As some people know, Mark Twain's real name was Samuel Clemens. What I didn’t know was that although Samuel Clemens and Mark Twain shared the same body, they were two very different people…a real life Dr. Jekyll and Mr. Hyde.

But the purpose of this article is to investigate, not necessarily answer, one question: Do we live in a two-faced society?

To best describe the premise of my question, I will continue with the Mark Twain / Samuel Clemens analogy.

Samuel Clemens was an aristocrat, hobnobbing with captains of industry, living in multi-million dollar homes and being waited upon by many black servants.

As a matter of fact, one of his closest friends was Henry H. Rogers, a very wealthy and influential Standard Oil Executive.

Mark Twain, on the other hand, wrote about the average person and he demonized the establishment. For example, Mark Twain co-wrote a book called “The Gilded Age – A Tale of Today” and it satirized greed and political corruption.

Samuel Clemens and Mark Twain...two very different people indeed.

Apologies for the slight detour, but in order to continue this investigation, I need to write about 19th Century Steamboat Captains.

In order to safely navigate the Mississippi, Captains used a sounding line to determine the depth of water. The point where water was deep enough to be considered as “safe water” began at a depth of 12 feet, or two fathoms.

Now, depending on the direction you were going, Two Fathoms could also be considered as the point where shallow, or "dangerous water" began.

Two Fathoms - on one side, you have "safe water," on the other side, you have "dangerous water"

There was another term they used back in the 19th Century to describe that two fathom mark: Mark Twain.

...and as it so happens, Samuel Clemens (before he became a "Mark Twain") was a steamboat captain.
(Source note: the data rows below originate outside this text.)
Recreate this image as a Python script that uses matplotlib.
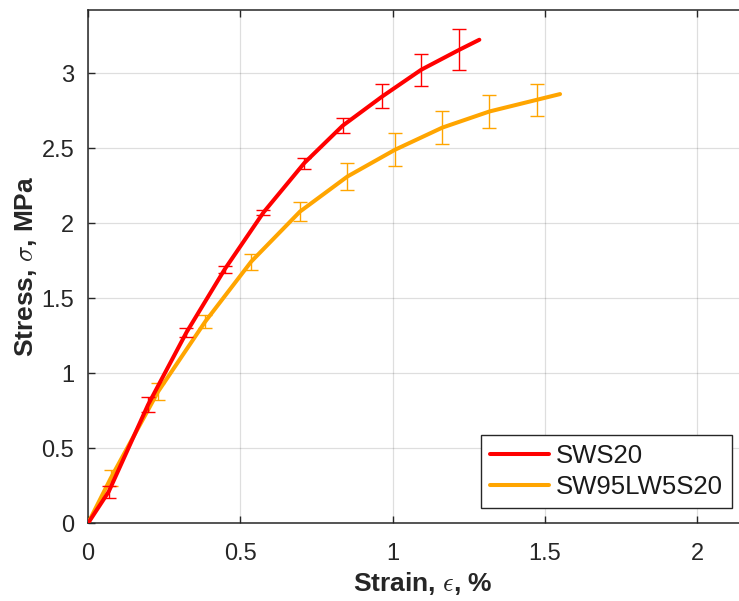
import matplotlib
matplotlib.use("Agg")
import matplotlib.pyplot as plt
import numpy as np

# ---- data ----
series_names = ["SWS20", "SW95LW5S20"]

sws20_strain = [0.068, 0.197, 0.323, 0.449, 0.576, 0.710, 0.836, 0.966, 1.094, 1.219]
sws20_stress = [0.211, 0.789, 1.271, 1.693, 2.071, 2.400, 2.649, 2.844, 3.022, 3.155]
sws20_err = [0.040, 0.050, 0.033, 0.022, 0.015, 0.036, 0.049, 0.080, 0.106, 0.136]
sws20_start = (0.0, 0.0)
sws20_end = (1.285, 3.222)

sw95_strain = [0.0745, 0.230, 0.385, 0.536, 0.696, 0.852, 1.008, 1.164, 1.318, 1.474]
sw95_stress = [0.300, 0.877, 1.344, 1.744, 2.077, 2.311, 2.489, 2.637, 2.744, 2.822]
sw95_err = [0.053, 0.055, 0.045, 0.053, 0.065, 0.089, 0.111, 0.108, 0.111, 0.108]
sw95_start = (0.0, 0.0)
sw95_end = (1.55, 2.86)

xticks = [0, 0.5, 1, 1.5, 2]
xticklabels = ["0", "0.5", "1", "1.5", "2"]
yticks = [0, 0.5, 1, 1.5, 2, 2.5, 3]
yticklabels = ["0", "0.5", "1", "1.5", "2", "2.5", "3"]

# ---- style ----
plt.rcParams['font.family'] = ['Liberation Sans', 'DejaVu Sans']
plt.rcParams['mathtext.fontset'] = 'cm'

RED = "#FF0000"
ORANGE = "#FFA500"
DARK = "#262626"

fig = plt.figure(figsize=(7.39, 6.01), dpi=100)
ax = fig.add_axes([0.1191, 0.1293, 0.9066, 0.854])

def full_line(start, xs, ys, end):
    lx = [start[0]] + list(xs) + [end[0]]
    ly = [start[1]] + list(ys) + [end[1]]
    return lx, ly

rx, ry = full_line(sws20_start, sws20_strain, sws20_stress, sws20_end)
ox, oy = full_line(sw95_start, sw95_strain, sw95_stress, sw95_end)

ax.plot(rx, ry, color=RED, lw=2.9, label=series_names[0], zorder=4,
        solid_capstyle='round', solid_joinstyle='round')
ax.plot(ox, oy, color=ORANGE, lw=2.9, label=series_names[1], zorder=3,
        solid_capstyle='round', solid_joinstyle='round')
ax.errorbar(sws20_strain, sws20_stress, yerr=sws20_err, fmt='none',
            ecolor=RED, elinewidth=1.0, capsize=4.8, capthick=1.0, zorder=4)
ax.errorbar(sw95_strain, sw95_stress, yerr=sw95_err, fmt='none',
            ecolor=ORANGE, elinewidth=1.0, capsize=4.8, capthick=1.0, zorder=3)

ax.set_xlim(0, 2.2)
ax.set_ylim(0, 3.42)
ax.set_xticks(xticks)
ax.set_xticklabels(xticklabels)
ax.set_yticks(yticks)
ax.set_yticklabels(yticklabels)

ax.grid(True, color="#000000", alpha=0.13, lw=0.9)
ax.set_axisbelow(True)
for s in ax.spines.values():
    s.set_color(DARK)
    s.set_linewidth(1.1)
ax.tick_params(direction='in', length=5, width=1.0, color=DARK,
               labelcolor=DARK, labelsize=17, top=True, right=True)
ax.tick_params(axis='x', pad=14)
ax.tick_params(axis='y', pad=10)

ax.set_xlabel(r"Strain, $\epsilon$, %", fontsize=19, fontweight='bold',
              color=DARK, labelpad=4)
ax.set_ylabel(r"Stress, $\sigma$, MPa", fontsize=19, fontweight='bold',
              color=DARK, labelpad=2)

leg = ax.legend(loc='lower right', bbox_to_anchor=(0.990, 0.154),
                bbox_transform=fig.transFigure, fontsize=18.5,
                handlelength=2.3, handletextpad=0.25, borderpad=0.35,
                labelspacing=0.3, borderaxespad=0, fancybox=False,
                framealpha=1, edgecolor=DARK)
leg.get_frame().set_linewidth(1.0)
for t in leg.get_texts():
    t.set_color("#1a1a1a")

fig.savefig("out.png", dpi=100)
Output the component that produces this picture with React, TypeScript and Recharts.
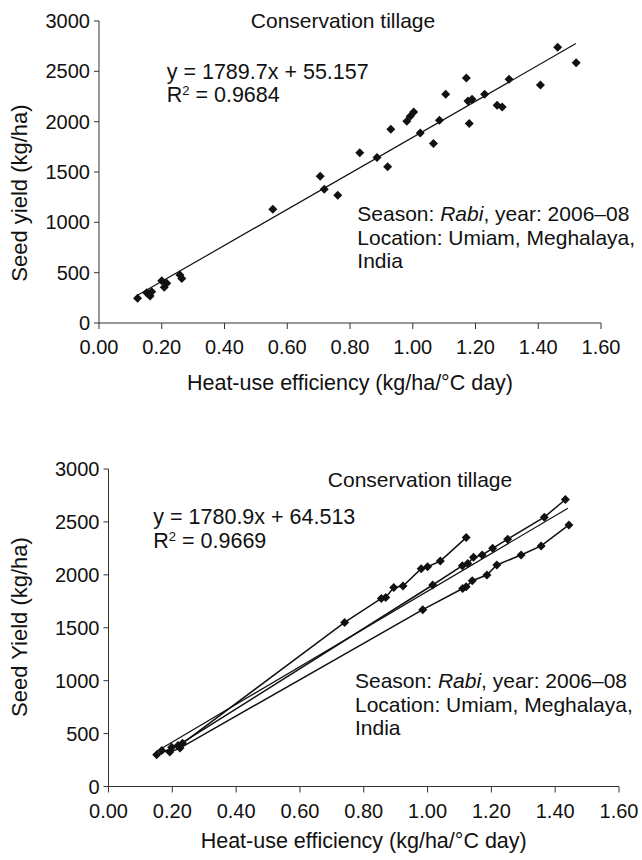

If you ever have a chance, take a deep look at some of Mark Twain's famous quotes and you will notice that he was probably one of humanity’s biggest critics. Here’s one quote in particular that I'd like to share:

"Of all the creatures that were made, man is the most detestable. Of the entire brood he is the only one - the solitary one - that possesses malice. That is the basest of all instincts, passions, vices--the most hateful. He is the only creature that inflicts pain for sport, knowing it to be pain. Also, in all the list he is the only creature that has a nasty mind."

And I'm interested in understanding the human mind. What makes people ignore their values? their morals? their judgment of what’s right and wrong?

So, it is probably fair to say that Samuel Clemens was a hypocrite. He was a millionaire who detested millionaires.

Perhaps it may be more accurate to say that he was halfway cooked. He recognized that Man’s actions were, for the most part, motivated by basic, primal instincts. But, he was a preacher…do as I say, not as I do.

This is the quintessential moral equivalent of "having your cake and eating too."

Hopefully one day we will have a society that can better control their basic, primal instincts. A society of Mark Twain’s…both in mind, and in body.